HANOI — The United States is rescinding a decades-old ban on arms sales to Vietnam, President Obama said at a news conference in Hanoi on Monday, ending one of the last legal vestiges of the Vietnam War.
The United States has long made lifting the embargo contingent on Vietnam’s improving its human rights record, and recently administration officials had hinted that the ban could be removed partly in response to China’s buildup in the South China Sea.
But Obama portrayed the decision as part of the long process of normalizing relations between the two countries after the Vietnam War.
“The decision to lift the ban was not based on China or any other considerations,’’ he said, with the Vietnamese president, Tran Dai Quang, standing stiffly by his side. “It was based on our desire to complete what has been a lengthy process of moving toward normalization with Vietnam.’’
Obama insisted that the move should not be interpreted as carte blanche for weapons sales to Vietnam and that the United States would review future arms sales to “examine what’s appropriate and what’s not,’’ as it does with any country.

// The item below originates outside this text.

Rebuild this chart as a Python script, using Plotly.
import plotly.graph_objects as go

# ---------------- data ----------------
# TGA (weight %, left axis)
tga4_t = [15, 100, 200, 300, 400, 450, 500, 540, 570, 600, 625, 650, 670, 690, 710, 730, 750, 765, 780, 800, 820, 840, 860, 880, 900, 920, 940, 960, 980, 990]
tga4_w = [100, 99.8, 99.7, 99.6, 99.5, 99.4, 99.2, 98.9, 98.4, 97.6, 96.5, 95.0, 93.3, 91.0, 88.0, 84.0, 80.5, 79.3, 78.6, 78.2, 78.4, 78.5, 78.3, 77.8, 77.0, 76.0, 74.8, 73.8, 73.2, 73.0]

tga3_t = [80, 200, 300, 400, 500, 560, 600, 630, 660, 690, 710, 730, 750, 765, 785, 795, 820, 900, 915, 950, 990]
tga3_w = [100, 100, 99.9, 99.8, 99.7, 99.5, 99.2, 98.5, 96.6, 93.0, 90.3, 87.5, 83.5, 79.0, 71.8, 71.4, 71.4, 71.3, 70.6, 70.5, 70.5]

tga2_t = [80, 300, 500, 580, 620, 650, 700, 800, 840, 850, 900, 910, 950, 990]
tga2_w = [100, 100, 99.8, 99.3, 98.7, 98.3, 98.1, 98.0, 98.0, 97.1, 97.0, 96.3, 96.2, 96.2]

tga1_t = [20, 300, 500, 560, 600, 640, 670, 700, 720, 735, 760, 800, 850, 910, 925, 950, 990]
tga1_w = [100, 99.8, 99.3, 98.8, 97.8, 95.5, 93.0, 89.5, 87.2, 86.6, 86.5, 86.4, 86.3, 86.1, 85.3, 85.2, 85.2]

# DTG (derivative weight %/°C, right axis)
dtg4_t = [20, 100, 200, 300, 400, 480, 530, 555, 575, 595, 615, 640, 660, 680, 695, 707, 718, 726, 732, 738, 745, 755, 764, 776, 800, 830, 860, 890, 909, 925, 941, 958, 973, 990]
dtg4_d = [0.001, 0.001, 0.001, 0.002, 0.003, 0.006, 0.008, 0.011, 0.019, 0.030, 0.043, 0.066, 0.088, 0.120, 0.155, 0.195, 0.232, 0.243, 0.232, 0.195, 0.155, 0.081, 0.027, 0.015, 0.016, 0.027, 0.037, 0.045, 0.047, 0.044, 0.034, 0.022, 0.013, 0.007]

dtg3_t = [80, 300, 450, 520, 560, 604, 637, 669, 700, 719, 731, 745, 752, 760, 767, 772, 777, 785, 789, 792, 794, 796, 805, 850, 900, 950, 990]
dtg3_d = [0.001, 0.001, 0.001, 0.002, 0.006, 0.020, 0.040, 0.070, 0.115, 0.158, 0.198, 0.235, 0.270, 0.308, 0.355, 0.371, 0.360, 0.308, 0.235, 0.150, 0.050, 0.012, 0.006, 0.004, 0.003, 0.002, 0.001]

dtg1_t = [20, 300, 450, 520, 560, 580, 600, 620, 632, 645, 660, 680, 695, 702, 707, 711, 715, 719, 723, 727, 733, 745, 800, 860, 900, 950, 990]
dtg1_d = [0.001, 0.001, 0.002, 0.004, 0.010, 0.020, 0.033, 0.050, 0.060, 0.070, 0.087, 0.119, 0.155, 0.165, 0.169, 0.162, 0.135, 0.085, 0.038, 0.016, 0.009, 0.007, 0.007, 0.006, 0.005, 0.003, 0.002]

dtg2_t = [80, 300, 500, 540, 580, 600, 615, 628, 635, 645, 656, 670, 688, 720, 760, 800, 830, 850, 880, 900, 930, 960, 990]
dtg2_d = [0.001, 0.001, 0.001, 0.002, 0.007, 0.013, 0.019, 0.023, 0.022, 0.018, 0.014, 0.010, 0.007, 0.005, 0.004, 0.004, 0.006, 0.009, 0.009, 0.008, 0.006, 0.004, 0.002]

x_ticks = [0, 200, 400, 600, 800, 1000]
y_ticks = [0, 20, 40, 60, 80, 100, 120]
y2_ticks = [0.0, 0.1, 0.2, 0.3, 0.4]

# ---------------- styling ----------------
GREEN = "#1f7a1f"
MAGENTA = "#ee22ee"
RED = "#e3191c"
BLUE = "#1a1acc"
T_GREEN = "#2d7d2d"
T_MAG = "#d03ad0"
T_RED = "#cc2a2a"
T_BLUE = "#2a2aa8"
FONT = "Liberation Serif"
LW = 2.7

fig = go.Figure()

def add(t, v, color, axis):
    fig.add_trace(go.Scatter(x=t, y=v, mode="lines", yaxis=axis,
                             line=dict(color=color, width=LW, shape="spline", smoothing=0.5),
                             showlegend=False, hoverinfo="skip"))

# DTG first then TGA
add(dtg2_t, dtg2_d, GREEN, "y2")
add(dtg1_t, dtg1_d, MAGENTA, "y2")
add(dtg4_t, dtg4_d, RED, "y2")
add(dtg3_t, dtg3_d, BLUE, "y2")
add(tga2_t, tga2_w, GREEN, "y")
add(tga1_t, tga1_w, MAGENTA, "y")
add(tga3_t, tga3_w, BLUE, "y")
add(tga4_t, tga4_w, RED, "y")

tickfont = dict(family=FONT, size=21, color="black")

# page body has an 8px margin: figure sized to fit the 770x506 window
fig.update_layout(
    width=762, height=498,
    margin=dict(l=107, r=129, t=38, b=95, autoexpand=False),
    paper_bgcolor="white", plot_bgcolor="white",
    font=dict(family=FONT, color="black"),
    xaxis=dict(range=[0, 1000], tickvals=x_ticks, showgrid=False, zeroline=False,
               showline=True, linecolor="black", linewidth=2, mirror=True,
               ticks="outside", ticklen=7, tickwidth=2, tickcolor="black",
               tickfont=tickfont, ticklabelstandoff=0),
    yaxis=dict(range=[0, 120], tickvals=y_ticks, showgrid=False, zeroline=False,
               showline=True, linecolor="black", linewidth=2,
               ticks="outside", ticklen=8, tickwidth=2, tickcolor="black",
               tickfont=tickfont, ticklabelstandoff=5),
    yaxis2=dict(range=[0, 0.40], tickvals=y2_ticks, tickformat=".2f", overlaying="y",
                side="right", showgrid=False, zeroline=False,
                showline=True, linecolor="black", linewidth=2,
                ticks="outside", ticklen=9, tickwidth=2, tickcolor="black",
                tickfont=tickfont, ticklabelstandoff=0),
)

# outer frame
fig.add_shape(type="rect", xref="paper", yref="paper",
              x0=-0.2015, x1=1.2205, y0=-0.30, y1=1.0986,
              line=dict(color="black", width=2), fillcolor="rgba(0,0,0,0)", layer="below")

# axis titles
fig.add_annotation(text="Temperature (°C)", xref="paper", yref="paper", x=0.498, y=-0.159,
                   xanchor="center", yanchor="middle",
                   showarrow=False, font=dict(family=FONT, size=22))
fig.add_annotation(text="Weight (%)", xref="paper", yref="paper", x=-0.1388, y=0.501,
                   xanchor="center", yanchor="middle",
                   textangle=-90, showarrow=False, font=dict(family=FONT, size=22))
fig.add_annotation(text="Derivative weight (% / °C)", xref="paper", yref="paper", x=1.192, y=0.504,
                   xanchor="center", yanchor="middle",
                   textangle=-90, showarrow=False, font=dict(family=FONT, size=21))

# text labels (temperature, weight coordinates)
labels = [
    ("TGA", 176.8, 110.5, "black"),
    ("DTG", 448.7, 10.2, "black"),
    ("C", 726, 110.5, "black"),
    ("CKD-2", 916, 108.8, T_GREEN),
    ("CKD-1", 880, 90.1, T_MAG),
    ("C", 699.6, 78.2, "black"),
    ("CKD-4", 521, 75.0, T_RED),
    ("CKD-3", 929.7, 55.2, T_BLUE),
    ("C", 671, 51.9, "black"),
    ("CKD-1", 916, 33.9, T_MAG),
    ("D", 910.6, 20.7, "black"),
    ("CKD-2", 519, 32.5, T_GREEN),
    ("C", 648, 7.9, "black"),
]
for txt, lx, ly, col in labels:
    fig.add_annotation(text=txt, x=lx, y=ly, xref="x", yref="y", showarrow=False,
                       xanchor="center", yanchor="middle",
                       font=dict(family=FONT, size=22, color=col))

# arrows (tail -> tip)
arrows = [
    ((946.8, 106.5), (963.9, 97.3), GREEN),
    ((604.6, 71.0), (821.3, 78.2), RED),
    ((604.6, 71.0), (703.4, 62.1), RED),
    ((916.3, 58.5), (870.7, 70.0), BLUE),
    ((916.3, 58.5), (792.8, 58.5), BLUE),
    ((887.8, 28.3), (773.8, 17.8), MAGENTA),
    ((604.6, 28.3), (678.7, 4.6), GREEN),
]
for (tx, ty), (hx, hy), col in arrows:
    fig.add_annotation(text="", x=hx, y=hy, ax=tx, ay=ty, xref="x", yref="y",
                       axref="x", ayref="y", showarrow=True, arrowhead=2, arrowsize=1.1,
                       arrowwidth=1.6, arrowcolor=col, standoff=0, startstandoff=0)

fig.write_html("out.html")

“We’re going to continue to engage in the case-by-case evaluation of these sales,’’ Obama said. “But what we do not have is a ban that is based on an ideological division between our two sides.’’

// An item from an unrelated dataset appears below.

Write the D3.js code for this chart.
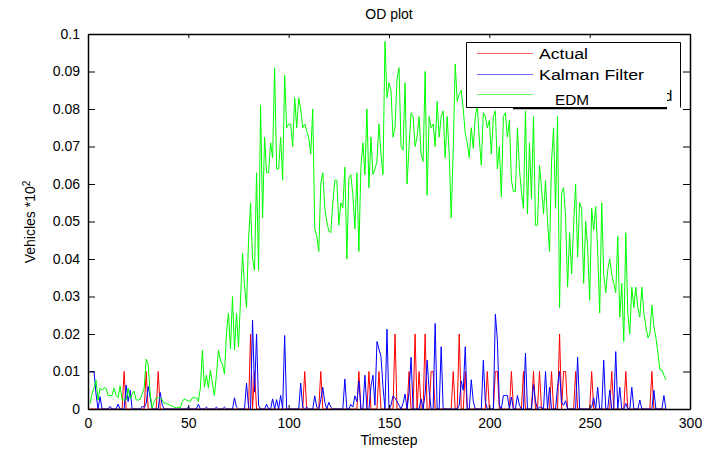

As for human rights, he said, “this is an area where we still have differences.’’
Human rights advocates, who had asked Obama to hold off on lifting the ban until Vietnam had released some prominent political prisoners and promised to stop the police beatings of protesters, condemned the decision.
“President Obama just gave Vietnam a reward that they don’t deserve,’’ said John Sifton, the Asia policy director of Human Rights Watch.

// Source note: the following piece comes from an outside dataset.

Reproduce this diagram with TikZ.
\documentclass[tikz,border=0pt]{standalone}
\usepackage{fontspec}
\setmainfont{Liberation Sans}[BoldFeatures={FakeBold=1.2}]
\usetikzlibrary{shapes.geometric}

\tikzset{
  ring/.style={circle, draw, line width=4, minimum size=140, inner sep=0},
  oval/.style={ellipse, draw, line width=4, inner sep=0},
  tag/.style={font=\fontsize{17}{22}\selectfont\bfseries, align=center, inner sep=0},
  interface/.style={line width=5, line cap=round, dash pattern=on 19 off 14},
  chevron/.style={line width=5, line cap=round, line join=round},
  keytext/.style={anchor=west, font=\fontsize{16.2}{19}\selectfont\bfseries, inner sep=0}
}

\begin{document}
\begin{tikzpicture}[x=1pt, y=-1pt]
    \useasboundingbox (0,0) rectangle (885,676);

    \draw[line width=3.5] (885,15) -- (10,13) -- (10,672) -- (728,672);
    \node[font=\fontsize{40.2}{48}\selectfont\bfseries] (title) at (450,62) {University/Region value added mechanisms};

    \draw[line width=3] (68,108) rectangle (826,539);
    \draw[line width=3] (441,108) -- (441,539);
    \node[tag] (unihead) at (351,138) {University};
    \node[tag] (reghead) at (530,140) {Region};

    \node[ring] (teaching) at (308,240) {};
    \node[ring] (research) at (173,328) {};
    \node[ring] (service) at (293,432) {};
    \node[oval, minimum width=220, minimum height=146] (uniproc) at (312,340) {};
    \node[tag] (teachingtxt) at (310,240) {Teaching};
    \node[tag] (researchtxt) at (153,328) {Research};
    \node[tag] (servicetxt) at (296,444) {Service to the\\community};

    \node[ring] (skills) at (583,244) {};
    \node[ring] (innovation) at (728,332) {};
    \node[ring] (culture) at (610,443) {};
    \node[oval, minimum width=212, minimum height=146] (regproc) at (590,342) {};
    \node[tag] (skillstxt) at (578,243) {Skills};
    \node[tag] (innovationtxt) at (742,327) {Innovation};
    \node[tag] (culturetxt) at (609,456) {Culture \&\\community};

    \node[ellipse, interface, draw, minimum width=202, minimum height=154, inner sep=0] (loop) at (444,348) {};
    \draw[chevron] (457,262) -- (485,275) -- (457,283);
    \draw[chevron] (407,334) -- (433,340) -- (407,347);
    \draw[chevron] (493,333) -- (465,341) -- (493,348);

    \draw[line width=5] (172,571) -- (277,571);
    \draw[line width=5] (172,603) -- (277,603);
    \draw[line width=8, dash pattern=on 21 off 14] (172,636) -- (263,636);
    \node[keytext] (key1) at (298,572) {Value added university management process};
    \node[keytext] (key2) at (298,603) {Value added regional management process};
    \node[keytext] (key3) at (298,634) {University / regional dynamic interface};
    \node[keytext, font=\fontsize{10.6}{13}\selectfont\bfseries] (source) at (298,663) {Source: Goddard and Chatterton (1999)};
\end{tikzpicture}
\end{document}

Quang defended his country’s rights record.
“The consistent position and viewpoint of the Vietnamese government is to protect and promote human rights,’’ he said, adding, “those achievements have been highly recognized and appreciated by the international community.’’
US officials portrayed lifting the embargo as part of a strategy to help Vietnam defend itself against an increasing threat from China in the South China Sea. Analysts have speculated that in return, Vietnam would grant the United States access to the deepwater port at Cam Ranh Bay.
While there were no statements about such a deal on Monday, Obama did announce commercial deals worth more than $16 billion, including one in which Boeing will sell 100 aircraft and Pratt & Whitney will sell 135 advanced aircraft engines to VietJet, a privately owned low-cost airline.
Obama said that improved ties with Vietnam made sense for the United States, since it was a fast-growing country in one of the fastest-growing regions of the world.
He predicted that the Trans-Pacific Partnership, a trade deal among 12 nations that has very little chance of passing Congress before the election in November but that would benefit Vietnam greatly, would someday become law.
“I remain confident we’re going to get it done, and the reason I remain confident is because it’s the right thing to do,’’ he said, acknowledging that “the politics will be noisy.’’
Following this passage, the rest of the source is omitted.